Someone hoped I wasn’t on a Thrash metal listening jag out of irony. And I said that I never do anything ironically. At least, I don’t think so, eh…
Someone else said they’d been a huge Thrash fan in their teens but couldn’t quite imagine a week of the listening I had had. Even back then. Well it’s still going.
Others probably still consider this effort that of a lightweight. And it will stop. Again. But I’ve opened a portal I thought was sealed off to me. What I have found is that thrash metal is very good for focussing you for work. Very good on headphones. Very good when no one else is around to either be grumpy about it or cynical of it or just not at all in enjoyment of it.
And it was wonderful to have such encouragement from the social channels. Such knowledge. It reminds you of the power of community. And more than that, it’s good to have hints and reminders of the ‘good side’ of social media. Ten years ago, it felt like such a fun tribe. These days, not always so much.
The other thing that continues to be interesting is how easy it is to listen to a lot of this stuff – some for the first time, some for the first time in years…
Easy, in that it didn’t feel all that heavy. It just (mostly) felt (and sounded) good.
Way back, in the very early 1990s, as a devotee of Guitar World magazine, I remember an interview with Jeff Beck where he said that all music could be heavy, not just metal. And he added that he’d heard jazz played heavier than the heaviest of metals.
I loved that.
Because as a young jazz fan I often thought of this mind-blowing music as so heavy in the way it burrowed to the soul. And some of my friends caught up only in rock and metal thought that jazz was just a maths problem, or some tight musical knitting. It was only nerdy and uncool. It was dated and/or they just didn’t have the facility for it.

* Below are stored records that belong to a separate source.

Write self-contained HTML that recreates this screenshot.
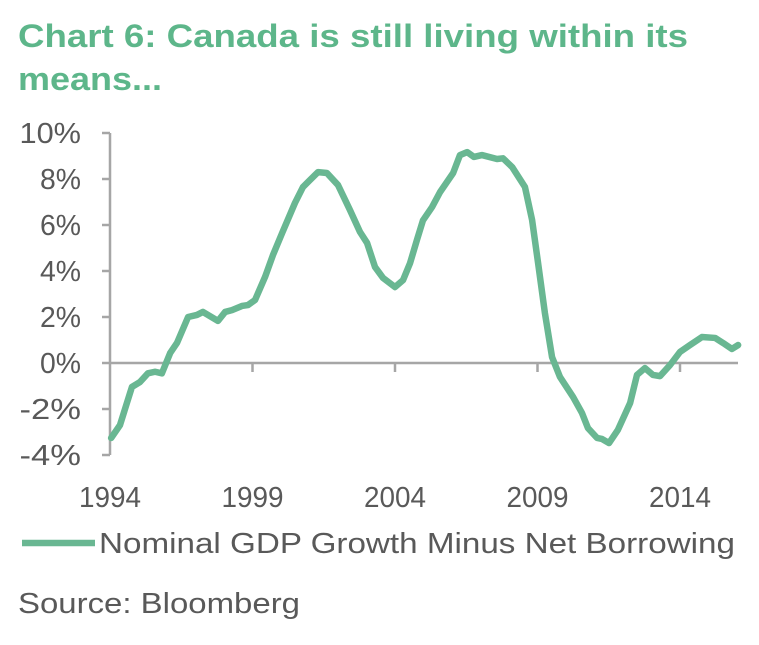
<!DOCTYPE html>
<html><head><meta charset="utf-8"><style>
body{margin:0;background:#fff;width:759px;height:645px;overflow:hidden;font-family:"Liberation Sans",Arial,sans-serif}
</style></head><body>
<svg id="c" width="759" height="645" style="position:absolute;left:0;top:0">
<text x="18" y="47" font-size="32" font-weight="bold" fill="#5db68a" textLength="670" lengthAdjust="spacingAndGlyphs">Chart 6: Canada is still living within its</text>
<text x="18" y="90" font-size="32" font-weight="bold" fill="#5db68a" textLength="144" lengthAdjust="spacingAndGlyphs">means...</text>
</svg>
<script>
const years=[1994.04,1994.35,1994.77,1995.05,1995.33,1995.58,1995.82,1996.11,1996.35,1996.74,1997.05,1997.26,1997.79,1998.04,1998.28,1998.63,1998.84,1999.09,1999.44,1999.72,2000.04,2000.49,2000.77,2001.02,2001.3,2001.61,2002.0,2002.42,2002.77,2003.02,2003.3,2003.58,2004.0,2004.28,2004.53,2004.77,2004.98,2005.3,2005.58,2006.04,2006.28,2006.53,2006.77,2007.05,2007.58,2007.79,2008.11,2008.56,2008.81,2009.02,2009.26,2009.51,2009.79,2010.25,2010.56,2010.77,2011.09,2011.26,2011.51,2011.82,2012.25,2012.49,2012.77,2013.05,2013.3,2013.65,2014.0,2014.35,2014.77,2015.23,2015.51,2015.82,2016.04];
const values=[-3.26,-2.7,-1.04,-0.83,-0.45,-0.38,-0.45,0.43,0.87,2.0,2.09,2.22,1.83,2.22,2.3,2.48,2.52,2.74,3.74,4.7,5.65,6.96,7.65,7.96,8.3,8.26,7.74,6.65,5.7,5.22,4.17,3.7,3.3,3.6,4.35,5.35,6.2,6.78,7.43,8.26,9.04,9.17,8.96,9.04,8.87,8.9,8.52,7.65,6.22,4.35,2.17,0.26,-0.61,-1.48,-2.17,-2.83,-3.26,-3.3,-3.48,-2.91,-1.74,-0.52,-0.22,-0.52,-0.57,-0.09,0.48,0.78,1.13,1.09,0.87,0.61,0.78];
const yTicks=[10,8,6,4,2,0,-2,-4];
const xTicks=[1994,1999,2004,2009,2014];
const NS="http://www.w3.org/2000/svg",svg=document.getElementById('c');
const X=y=>110+(y-1994)*28.5, Y=v=>363-v*23;
function mk(t,a,p){const e=document.createElementNS(NS,t);for(const k in a)e.setAttribute(k,a[k]);(p||svg).appendChild(e);return e;}
const ax=mk('g',{stroke:'#a6a6a6','stroke-width':2.5});


mk('line',{x1:110,y1:Y(10),x2:110,y2:Y(-4)},ax);
mk('line',{x1:110,y1:Y(0),x2:738,y2:Y(0)},ax);
yTicks.forEach(v=>{mk('line',{x1:102,y1:Y(v),x2:110,y2:Y(v)},ax);
const s=v+'%';
const t=mk('text',{x:81,y:Y(v)+10,'text-anchor':'end','font-size':29,fill:'#595959',textLength:s.length*20.5,lengthAdjust:'spacingAndGlyphs'});t.textContent=s;

});
xTicks.forEach(v=>{if(v>1994)mk('line',{x1:X(v),y1:Y(0),x2:X(v),y2:Y(0)+9},ax);
const t=mk('text',{x:X(v),y:507,'text-anchor':'middle','font-size':29,fill:'#595959',textLength:62,lengthAdjust:'spacingAndGlyphs'});t.textContent=v;

});
const p=mk('polyline',{points:years.map((y,i)=>X(y)+','+Y(values[i])).join(' '),fill:'none',stroke:'#69b792','stroke-width':6.5,'stroke-linejoin':'round','stroke-linecap':'round'});


const ll=mk('line',{x1:22,y1:543,x2:95,y2:543,stroke:'#69b792','stroke-width':6.5});


const lt=mk('text',{x:99,y:553,'font-size':29,fill:'#595959',textLength:636,lengthAdjust:'spacingAndGlyphs'});lt.textContent='Nominal GDP Growth Minus Net Borrowing';


const st=mk('text',{x:18,y:613,'font-size':29,fill:'#595959',textLength:282,lengthAdjust:'spacingAndGlyphs'});st.textContent='Source: Bloomberg';


</script>
</body></html>
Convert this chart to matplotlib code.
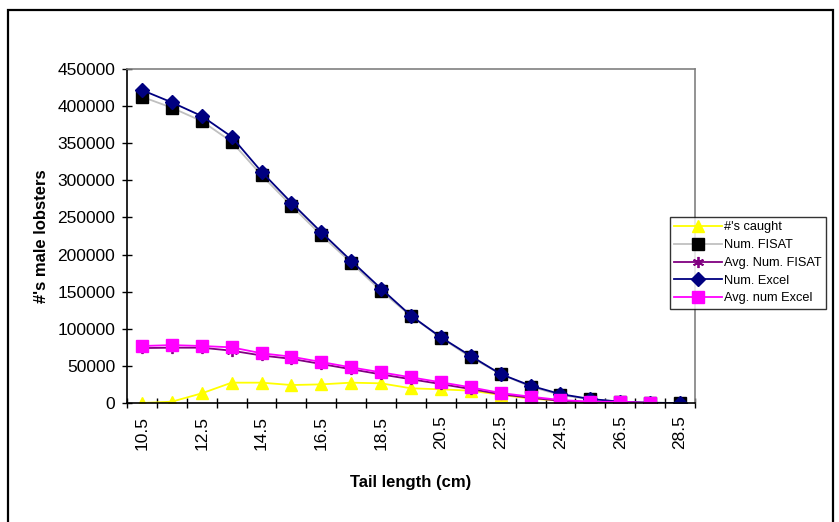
import numpy as np
import matplotlib
matplotlib.use("Agg")
import matplotlib.pyplot as plt
from matplotlib.patches import Rectangle
from matplotlib.ticker import FixedLocator, NullFormatter

plt.rcParams['font.family'] = ['Liberation Sans', 'DejaVu Sans']

# tail length classes (cm)
tail_len = ['10.5', '11.5', '12.5', '13.5', '14.5', '15.5', '16.5', '17.5', '18.5', '19.5',
            '20.5', '21.5', '22.5', '23.5', '24.5', '25.5', '26.5', '27.5', '28.5']

caught = [0, 1800, 13000, 27400, 27400, 24200, 25100, 27400, 26500, 19800,
          18400, 16600, 11000, 6000, 3000, 1000, 500, 0, 0]
num_fisat = [412600, 397800, 379800, 352000, 307000, 265800, 226000, 189000, 151000, 117000,
             88000, 61500, 39000, 22000, 10800, 5000, 1800, 500, 0]
avg_num_fisat = [74000, 74500, 74500, 70500, 64000, 59500, 52500, 45500, 38500, 32000,
                 25500, 18800, 11800, 7000, 3000, 1000, 500, 0, np.nan]
num_excel = [421600, 405000, 386600, 358700, 311600, 269800, 230000, 191600, 154000, 117600,
             88500, 63300, 39000, 23300, 12000, 5400, 1800, 300, 0]
avg_num_excel = [76800, 78000, 76800, 75000, 67000, 62400, 55200, 48000, 41300, 34600,
                 27900, 21100, 13500, 8500, 4000, 1800, 1800, 0, np.nan]

x = np.arange(len(tail_len))

fig = plt.figure(figsize=(8.39, 5.22), dpi=100)
ax = fig.add_axes([127/839, 1 - 403/522, (695 - 127)/839, (403 - 69)/522])

lw = 1.3
ms = 8
ax.plot(x, caught, color='#FFFF00', lw=lw, marker='^', ms=ms, mec='#FFFF00', label="#'s caught")
ax.plot(x, num_fisat, color='#C0C0C0', lw=lw, marker='s', ms=ms, mfc='black', mec='black', label='Num. FISAT')
ax.plot(x, avg_num_fisat, color='#800080', lw=lw, marker=(6, 2, 0), ms=ms, mec='#800080', mew=1.3,
        label='Avg. Num. FISAT')
ax.plot(x, num_excel, color='#000080', lw=lw, marker='D', ms=7.5, mfc='#000080', mec='#000080', label='Num. Excel')
ax.plot(x, avg_num_excel, color='#FF00FF', lw=lw, marker='s', ms=ms, mfc='#FF00FF', mec='#FF00FF',
        label='Avg. num Excel')

ax.set_xlim(-0.5, len(tail_len) - 0.5)
ax.set_ylim(0, 450000)
ax.set_yticks(np.arange(0, 450001, 50000))

# category labels every other class, tick marks between classes
ax.set_xticks(x[::2])
ax.set_xticklabels(tail_len[::2], rotation=90)
ax.xaxis.set_minor_locator(FixedLocator(np.arange(-0.5, len(tail_len), 1)))
ax.xaxis.set_minor_formatter(NullFormatter())
ax.tick_params(axis='x', which='major', length=0, pad=9, labelsize=12.5)
ax.tick_params(axis='x', which='minor', direction='inout', length=7, width=1)
ax.tick_params(axis='y', direction='inout', length=7, width=1, labelsize=12.5, pad=5)

for s in ['top', 'right']:
    ax.spines[s].set_color('#808080')
    ax.spines[s].set_linewidth(1.2)
for s in ['left', 'bottom']:
    ax.spines[s].set_color('black')
    ax.spines[s].set_linewidth(1.2)

ax.set_xlabel('Tail length (cm)', fontsize=12, fontweight='bold', labelpad=18)
ax.set_ylabel("#'s male lobsters", fontsize=12, fontweight='bold', labelpad=6)

leg = fig.legend(loc='upper left', bbox_to_anchor=(670/839, 1 - 217/522), fontsize=9.2,
                 frameon=True, fancybox=False, handlelength=3.7, handletextpad=0.2,
                 labelspacing=0.45, borderpad=0.35, borderaxespad=0)
leg.get_frame().set_edgecolor('black')
leg.get_frame().set_linewidth(1.0)

# outer chart border
fig.patches.append(Rectangle((8/839, -0.02), (833 - 8)/839, 1 - 10/522 + 0.02, transform=fig.transFigure,
                             fill=False, edgecolor='black', linewidth=1.6))

fig.savefig('out.png', dpi=100)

Listening from jazz to the far tougher and wilder free jazz variant, and from there to a lot of experimental/noise music (which is often linked to metal in some way) I found a lot of the 80s and early 90s Thrash (the era/s I love and remember fondly) quite lightweight if anything. Certainly very accessible. More than it had ever been.
Megadeth’s Peace Sells…But Who’s Buying? absolutely blasting from my distorted, busted car speakers. It might as well be George Benson. I’m in the home office working with Anvil’s Metal on Metal rolling out like it’s Loaded by The Velvet Underground (well, not quite), or walking through town with Anthrax’s debut in my ears, sounding like, well, like Anthrax’s debut…because that record doesn’t even really sound like anything else the band went on to do and become. But you get the point, maybe?
And to celebrate that point, I made a playlist of some of my Thrash favourites from the week.
Since then I’ve added a bunch more to my listening – but nothing else to the playlist. I actually feel that thrash is about full albums. Not about highlights or compilations. It’s about an artist’s aggression in and of that moment. And the albums play out like horror films or graphic novels or other books or movies. A thematic element is there. Hovering. Or it’s stamped all over the thing in huge, unsubtle brushstrokes. Either way, metal is an album-based genre. I say that, acknowledging that I’m an album-listener for the most part. But I do still dig my wee playlist. And thought you might too.
And I’m loving thrash. Working through the catalogues of all of the “Big Four” and adding Pantera and Overkill and a few others into the mix.